Wildtiere: Illegaler Handel unterschätzt

Mit knapp jeder fünften Wirbeltierart wird illegal Handel betrieben – das zeigt eine neue Studie. Das sind deutlich mehr als angenommen. Der Wildtierhandel ist eine der größten Gefahren für die Tierwelt und könnte in Zukunft Tausende weitere Arten bedrohen.

Jährlich werden mit dem Handel von Wildtieren zwischen acht und 21 Milliarden US-Dollar umgesetzt. Das macht ihn zu einem der größten illegalen Geschäftszweige weltweit. Manche Tiere werden als Haustiere verkauft, z.B. Reptilien. Andere werden als Produkte vermarktet, etwa für medizinische Zwecke. Das Schuppentier zum Beispiel ist in Ostasien wegen seines Fleisches und seiner Schuppen sehr gefragt. Durch die hohe Nachfrage wurde die Anzahl der in Asien lebenden Exemplare in nur zwei Jahrzehnten jedoch so stark reduziert, dass nun ein naher Verwandter, das afrikanische Schuppentier, zum Ziel von Wilderern geworden ist.

Reisfink auf einem Markt in Indonesien

Gabby Salazar

Reisfinken auf einem Markt in Indonesien

Einige Tierarten wurden durch den illegalen Wildtierhandel bereits komplett ausgerottet, z.B. das Java-Nashorn in Vietnam (Annamitisches Java-Nashorn). Das letzte seiner Art wurde im Jahr 2010 wegen seines Horns erschossen. Die Forscher um Brett Scheffers von der University of Florida haben nun untersucht, mit welchen Tierarten auf der Welt gehandelt wird und wo der illegale Wildtierhandel besonders stark verbreitet ist. Das Resultat: Von mehr als 31.500 bekannten Wirbeltierarten wird weltweit mit rund 5.600 Spezies Handel betrieben. Das entspricht knapp jeder fünften Tierart. Das Ergebnis übersteigt vorherige Schätzungen um bis zu 60 Prozent.
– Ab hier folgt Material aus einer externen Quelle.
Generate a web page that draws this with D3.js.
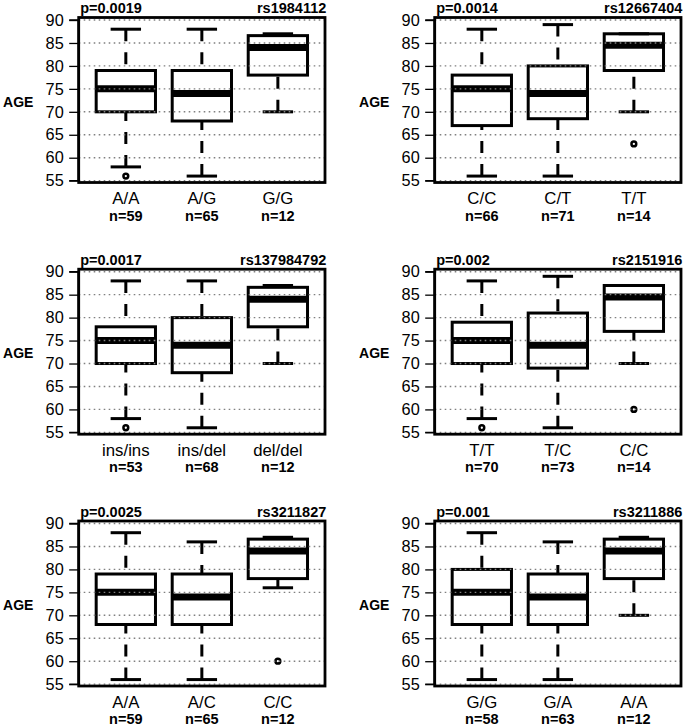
<!DOCTYPE html>
<html><head><meta charset="utf-8">
<script src="https://cdn.jsdelivr.net/npm/d3@7"></script>
<style>
html,body{margin:0;padding:0;background:#fff;}
svg{display:block;font-family:"Liberation Sans",Arial,Helvetica,sans-serif;}
</style></head>
<body>
<svg id="chart" width="685" height="727"></svg>
<script>
// ---- data ----
const snps = ["rs1984112","rs12667404","rs137984792","rs2151916","rs3211827","rs3211886"];
const pValues = ["p=0.0019","p=0.0014","p=0.0017","p=0.002","p=0.0025","p=0.001"];
const genotypes = [["A/A","A/G","G/G"],["C/C","C/T","T/T"],["ins/ins","ins/del","del/del"],["T/T","T/C","C/C"],["A/A","A/C","C/C"],["G/G","G/A","A/A"]];
const counts = [[59,65,12],[66,71,14],[53,68,12],[70,73,14],[59,65,12],[58,63,12]];
const whiskerLow  = [[58,56,70],[56,56,70],[58,56,70],[58,56,70],[56,56,76],[56,56,70]];
const q1          = [[70,68,78],[67,68.5,79],[70,68,78],[70,69,77],[68,68,78],[68,68,78]];
const medians     = [[75,74,84],[75,74,84.5],[75,74,84],[75,74,84.5],[75,74,84],[75,74,84]];
const q3          = [[79,79,86.6],[78,80,87],[78,80,86.6],[79,81,87],[79,79,86.6],[80,79,86.6]];
const whiskerHigh = [[88,88,87],[88,89,87],[88,88,87],[88,89,87],[88,86,87],[88,86,87]];
const outliers    = [[[56],[],[]],[[],[],[63]],[[56],[],[]],[[56],[],[60]],[[],[],[60]],[[],[],[]]];
const yTicks = [55,60,65,70,75,80,85,90];
const yLabel = "AGE";

// ---- layout ----
const svg = d3.select("#chart");
const colX = [78.7, 434.7];
const rowY = [17.5, 269.2, 521];
const plotW = 246.3, plotH = 165;
const FONT = '"Liberation Sans",Arial,Helvetica,sans-serif';

snps.forEach((snp, i) => {
  const col = i % 2, row = Math.floor(i / 2);
  const g = svg.append("g").attr("transform", `translate(${colX[col]},${rowY[row]})`);
  const x = d3.scaleLinear().domain([0.38, 3.62]).range([0, plotW]);
  const y = d3.scaleLinear().domain([54.6, 90.55]).range([plotH, 0]);
  const cats = genotypes[i];
  const bw = (x(1.39) - x(1)); // half box width
  const sw = (x(1.2) - x(1));  // half staple width

  // y axis
  const yAxis = d3.axisLeft(y).tickValues(yTicks).tickSize(9).tickPadding(5.5);
  const ax = g.append("g").attr("transform", "translate(-0.5,0)").call(yAxis);
  ax.select(".domain").attr("d", `M-9,${y(55)}H0V${y(90)}H-9`).attr("stroke", "#000").attr("stroke-width", 1.3);
  ax.selectAll(".tick line").attr("stroke", "#000").attr("stroke-width", 1.3);
  ax.selectAll(".tick text").attr("font-size", 16.3).attr("font-family", FONT).attr("fill", "#000");

  // AGE label
  g.append("text").attr("x", -60.5).attr("y", plotH / 2 + 6.5).attr("text-anchor", "middle")
    .attr("font-size", 14).attr("font-weight", "bold").attr("font-family", FONT).text(yLabel);

  const boxes = g.append("g");
  cats.forEach((c, j) => {
    const cx = x(j + 1);
    // whiskers (dashed), drawn from whisker end to hinge
    boxes.append("line").attr("x1", cx).attr("x2", cx).attr("y1", y(whiskerLow[i][j])).attr("y2", y(q1[i][j]))
      .attr("stroke", "#000").attr("stroke-width", 3).attr("stroke-dasharray", "12,11");
    boxes.append("line").attr("x1", cx).attr("x2", cx).attr("y1", y(whiskerHigh[i][j])).attr("y2", y(q3[i][j]))
      .attr("stroke", "#000").attr("stroke-width", 3).attr("stroke-dasharray", "12,11");
    // staples
    [whiskerLow[i][j], whiskerHigh[i][j]].forEach(v => {
      boxes.append("line").attr("x1", cx - sw).attr("x2", cx + sw).attr("y1", y(v)).attr("y2", y(v))
        .attr("stroke", "#000").attr("stroke-width", 3);
    });
    // box
    boxes.append("rect").attr("x", cx - bw).attr("width", 2 * bw)
      .attr("y", y(q3[i][j])).attr("height", y(q1[i][j]) - y(q3[i][j]))
      .attr("fill", "none").attr("stroke", "#000").attr("stroke-width", 3);
    // median
    boxes.append("line").attr("x1", cx - bw).attr("x2", cx + bw).attr("y1", y(medians[i][j])).attr("y2", y(medians[i][j]))
      .attr("stroke", "#000").attr("stroke-width", 7);
    // outliers
    outliers[i][j].forEach(v => {
      boxes.append("circle").attr("cx", cx).attr("cy", y(v)).attr("r", 2.4)
        .attr("fill", "none").attr("stroke", "#000").attr("stroke-width", 2.5);
    });
    // category labels
    g.append("text").attr("x", cx).attr("y", plotH + 21.8).attr("text-anchor", "middle")
      .attr("font-size", 16.8).attr("font-family", FONT).text(c);
    g.append("text").attr("x", cx).attr("y", plotH + 38).attr("text-anchor", "middle")
      .attr("font-size", 14.5).attr("font-weight", "bold").attr("font-family", FONT).text("n=" + counts[i][j]);
  });

  // grid (dotted), drawn on top
  g.append("g").selectAll("line").data(yTicks).join("line")
    .attr("x1", 0).attr("x2", plotW).attr("y1", d => y(d)).attr("y2", d => y(d))
    .attr("stroke", "#808080").attr("stroke-width", 1.4).attr("stroke-dasharray", "1.6,3.4");

  // border
  g.append("rect").attr("x", 0).attr("y", 0).attr("width", plotW).attr("height", plotH)
    .attr("fill", "none").attr("stroke", "#000").attr("stroke-width", 2.8);

  // titles
  g.append("text").attr("x", 1.5).attr("y", -4.2).attr("font-size", 14.5).attr("font-weight", "bold")
    .attr("font-family", FONT).text(pValues[i]);
  g.append("text").attr("x", plotW + 1.3).attr("y", -4.2).attr("text-anchor", "end").attr("font-size", 14.5)
    .attr("font-weight", "bold").attr("font-family", FONT).text(snp);
});
</script>
</body></html>
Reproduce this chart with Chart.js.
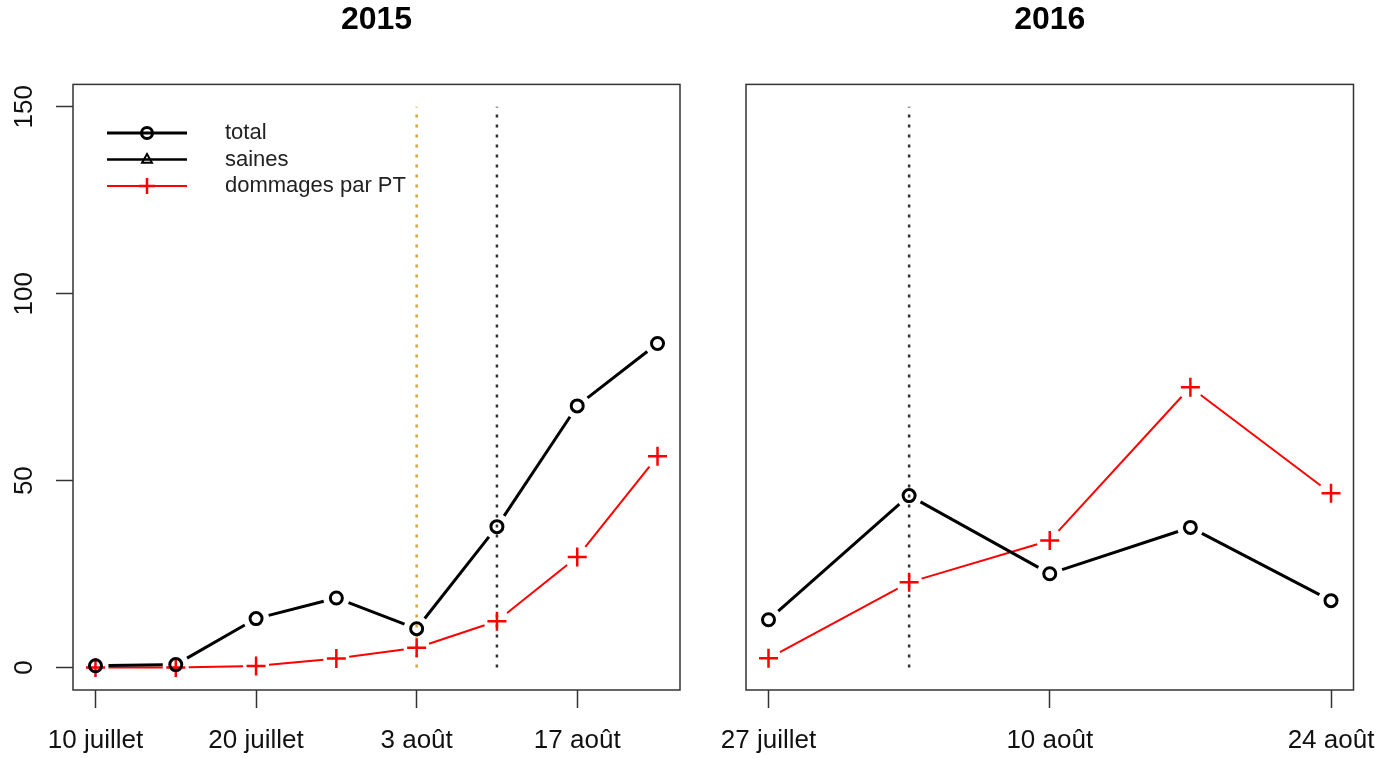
<!DOCTYPE html>
<html>
<head>
<meta charset="utf-8">
<script src="https://cdn.jsdelivr.net/npm/chart.js@4"></script>
<style>
  body { margin: 0; background: #fff; }
  canvas { position: absolute; top: 0; }
  #c2015 { left: 0; }
  #c2016 { left: 700px; }
</style>
</head>
<body>
<canvas id="c2015" width="700" height="758"></canvas>
<canvas id="c2016" width="693" height="758"></canvas>
<script>
const FONT = '"Liberation Sans", Arial, Helvetica, sans-serif';

// 2015 data (one value per sampling date, index 1..8)
const total2015 = [0.5, 0.8, 13.1, 18.6, 10.4, 37.7, 70, 86.7];
const saines2015 = [];
const pt2015 = [0, 0, 0.4, 2.4, 5.3, 12.4, 29.6, 56.5];
const tickPos2015 = [1, 3, 5, 7];
const tickLabels2015 = ['10 juillet', '20 juillet', '3 août', '17 août'];
const orangeLine2015 = 5;
const blackLine2015 = 6;

// 2016 data (index 1..5)
const total2016 = [12.8, 46, 25.1, 37.5, 17.9];
const saines2016 = [];
const pt2016 = [2.5, 22.8, 34, 75, 46.6];
const tickPos2016 = [1, 3, 5];
const tickLabels2016 = ['27 juillet', '10 août', '24 août'];
const blackLine2016 = 2;

const yTicks = [0, 50, 100, 150];
const legendLabels = ['total', 'saines', 'dommages par PT'];

const toXY = arr => arr.map((v, i) => ({ x: i + 1, y: v }));
const vline = x => [{ x: x, y: 0 }, { x: x, y: 150 }];

// R type="b": leave a gap around each point
const GAP = 13;
const gapDash = ctx => {
  const len = Math.hypot(ctx.p1.x - ctx.p0.x, ctx.p1.y - ctx.p0.y);
  if (len <= 2 * GAP) return [0, len];
  return [0, GAP, len - 2 * GAP, GAP];
};

function seriesSets(total, saines, pt) {
  const none = 'rgba(0,0,0,0)';
  return [
    { label: legendLabels[0], data: toXY(total), borderColor: '#000', borderWidth: 3,
      pointStyle: 'circle', pointRadius: 6, pointBorderWidth: 3,
      pointBackgroundColor: none, pointBorderColor: '#000', order: 0,
      segment: { borderDash: gapDash } },
    { label: legendLabels[1], data: toXY(saines), borderColor: '#000', borderWidth: 2.5,
      pointStyle: 'triangle', pointRadius: 6, pointBorderWidth: 2,
      pointBackgroundColor: none, pointBorderColor: '#000', order: 1,
      segment: { borderDash: gapDash } },
    { label: legendLabels[2], data: toXY(pt), borderColor: '#ff0000', borderWidth: 2,
      pointStyle: 'cross', pointRadius: 9.5, pointBorderWidth: 2.5,
      pointBorderColor: '#ff0000', order: 2,
      segment: { borderDash: gapDash } }
  ];
}

function markerSet(x, color) {
  return { label: '', data: vline(x), borderColor: color, borderWidth: 2.5,
    borderDash: [3, 7], pointRadius: 0, order: 5, noLegend: true };
}

// box around the plot area, like R's box()
const boxPlugin = {
  id: 'box',
  afterDraw(chart) {
    const a = chart.chartArea, ctx = chart.ctx;
    ctx.save();
    ctx.strokeStyle = '#333';
    ctx.lineWidth = 1.5;
    ctx.strokeRect(a.left, a.top, a.right - a.left, a.bottom - a.top);
    ctx.restore();
  }
};

// vertical y tick labels (R las=0)
const yLabelPlugin = {
  id: 'yLabels',
  afterDraw(chart, args, opts) {
    if (!opts.show) return;
    const ctx = chart.ctx, y = chart.scales.y;
    ctx.save();
    ctx.font = '26px ' + FONT;
    ctx.fillStyle = '#111';
    ctx.textAlign = 'center';
    ctx.textBaseline = 'middle';
    yTicks.forEach(v => {
      ctx.save();
      ctx.translate(25, y.getPixelForValue(v));
      ctx.rotate(-Math.PI / 2);
      ctx.fillText(String(v), 0, 0);
      ctx.restore();
    });
    ctx.restore();
  }
};

function drawMarker(ctx, style, x, y, r) {
  ctx.beginPath();
  if (style === 'circle') {
    ctx.arc(x, y, r, 0, Math.PI * 2);
    ctx.stroke();
  } else if (style === 'triangle') {
    ctx.moveTo(x, y - r);
    ctx.lineTo(x + r * 0.9, y + r * 0.6);
    ctx.lineTo(x - r * 0.9, y + r * 0.6);
    ctx.closePath();
    ctx.stroke();
  } else {
    ctx.moveTo(x - r, y); ctx.lineTo(x + r, y);
    ctx.moveTo(x, y - r); ctx.lineTo(x, y + r);
    ctx.stroke();
  }
}

// legend drawn inside the plot, R style (line + symbol)
const legendPlugin = {
  id: 'rLegend',
  afterDraw(chart, args, opts) {
    if (!opts.show) return;
    const ctx = chart.ctx;
    const sets = chart.data.datasets.filter(d => !d.noLegend);
    ctx.save();
    sets.forEach((d, i) => {
      const yy = opts.y + i * opts.step;
      ctx.strokeStyle = d.borderColor;
      ctx.lineWidth = d.borderWidth;
      ctx.beginPath();
      ctx.moveTo(opts.x0, yy);
      ctx.lineTo(opts.x1, yy);
      ctx.stroke();
      ctx.lineWidth = d.pointBorderWidth;
      const r = d.pointStyle === 'cross' ? 8 : 5.5;
      drawMarker(ctx, d.pointStyle, (opts.x0 + opts.x1) / 2, yy, r);
      ctx.fillStyle = '#222';
      ctx.font = '22px ' + FONT;
      ctx.textAlign = 'left';
      ctx.textBaseline = 'middle';
      ctx.fillText(d.label, opts.tx, yy);
    });
    ctx.restore();
  }
};

function makeChart(id, cfg) {
  return new Chart(document.getElementById(id), {
    type: 'line',
    data: { datasets: cfg.datasets },
    options: {
      responsive: false,
      animation: false,
      layout: { padding: cfg.padding },
      plugins: {
        legend: { display: false },
        tooltip: { enabled: false },
        title: {
          display: true, text: cfg.title, fullSize: false, color: '#000',
          font: { family: FONT, size: 32, weight: 'bold' },
          padding: { top: 1, bottom: 45 }
        },
        yLabels: { show: cfg.showY },
        rLegend: cfg.legend
      },
      scales: {
        x: {
          type: 'linear', min: cfg.xmin, max: cfg.xmax,
          border: { display: false },
          grid: { drawOnChartArea: false, drawTicks: true, tickLength: 18,
                  tickColor: '#333', tickWidth: 1.5 },
          afterBuildTicks: s => { s.ticks = cfg.tickPos.map(v => ({ value: v })); },
          afterFit: s => { s.height = 68; },
          ticks: {
            padding: 17, color: '#111', maxRotation: 0, autoSkip: false,
            font: { family: FONT, size: 26 },
            callback: v => cfg.tickLabels[cfg.tickPos.indexOf(v)]
          }
        },
        y: {
          type: 'linear', min: -6, max: 156, display: cfg.showY,
          border: { display: false },
          grid: { drawOnChartArea: false, drawTicks: true, tickLength: 17,
                  tickColor: '#333', tickWidth: 1.5 },
          afterBuildTicks: s => { s.ticks = yTicks.map(v => ({ value: v })); },
          afterFit: s => { s.width = cfg.showY ? 73 : 0; },
          ticks: { display: false }
        }
      }
    },
    plugins: [boxPlugin, yLabelPlugin, legendPlugin]
  });
}

makeChart('c2015', {
  title: '2015',
  datasets: [
    ...seriesSets(total2015, saines2015, pt2015),
    markerSet(orangeLine2015, '#d9a23a'),
    markerSet(blackLine2015, '#333')
  ],
  padding: { left: 0, right: 20, top: 0, bottom: 0 },
  xmin: 0.72, xmax: 8.28,
  tickPos: tickPos2015, tickLabels: tickLabels2015,
  showY: true,
  legend: { show: true, x0: 107, x1: 187, tx: 225, y: 133, step: 26.5 }
});

makeChart('c2016', {
  title: '2016',
  datasets: [
    ...seriesSets(total2016, saines2016, pt2016),
    markerSet(blackLine2016, '#333')
  ],
  padding: { left: 46, right: 39.5, top: 0, bottom: 0 },
  xmin: 0.84, xmax: 5.16,
  tickPos: tickPos2016, tickLabels: tickLabels2016,
  showY: false,
  legend: { show: false }
});
</script>
</body>
</html>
Mit den gewonnenen Erkenntnissen war es den Experten nun möglich, eine Liste von Tierarten zu erstellen, die in Zukunft vom illegalen Handel mit hoher Wahrscheinlichkeit bedroht werden. Die Liste umfasst rund 3.200 Spezies, die aktuell noch nicht als gefährdet gelten.

Die Epizentren des Wildtierhandels

Wie die Forschungsergebnisse zeigen, wird auf allen Kontinenten illegal mit Tieren gehandelt. Die Experten konnten zudem Epizentren des Wildtierhandels in tropischen und subtropischen Zonen identifizieren. Dazu gehören Südamerika, Zentral- und Südostafrika, das Himalaya-Gebiet, Südostasien und Australien.

Die Epizentren des illegalen Wildtierhandels (Säugetiere)

Scheffers et al. 2019 Science

Die Epizentren des illegalen Wildtierhandels für Säugetiere (Grafikausschnitt)

Der illegale Handel mit Wildtieren kann dabei zu großen Problemen in anderen Ökosystemen führen. Durch das Einschleppen von fremden Arten können zum Beispiel Krankheiten auf heimische Tiere übertragen werden, gegen die sie selbst keine Abwehrkräfte entwickelt haben. Außerdem können sich manche Arten in fremden Gebieten sehr rasch ausbreiten und dort lebende Tiere vertreiben.

Rechtzeitig handeln

Um zu verhindern, dass die Liste der vom Aussterben bedrohten Tierarten weiter anwächst, fordern die Experten, dass nicht nur akut gefährdete Arten geschützt werden. Auch die Tierarten, die laut den Forschungsergebnissen in Zukunft gefährdet sein könnten, müssten intensiv beobachtet werden. Sie fordern höhere Strafen für Händler und Käufer und eine genauere Überwachung durch internationale Organisationen wie die Weltnaturschutzunion. Dem illegalen Wildtierhandel müsse, so die Forderung der Wissenschaftler, aktiv und nicht reaktiv begegnet werden.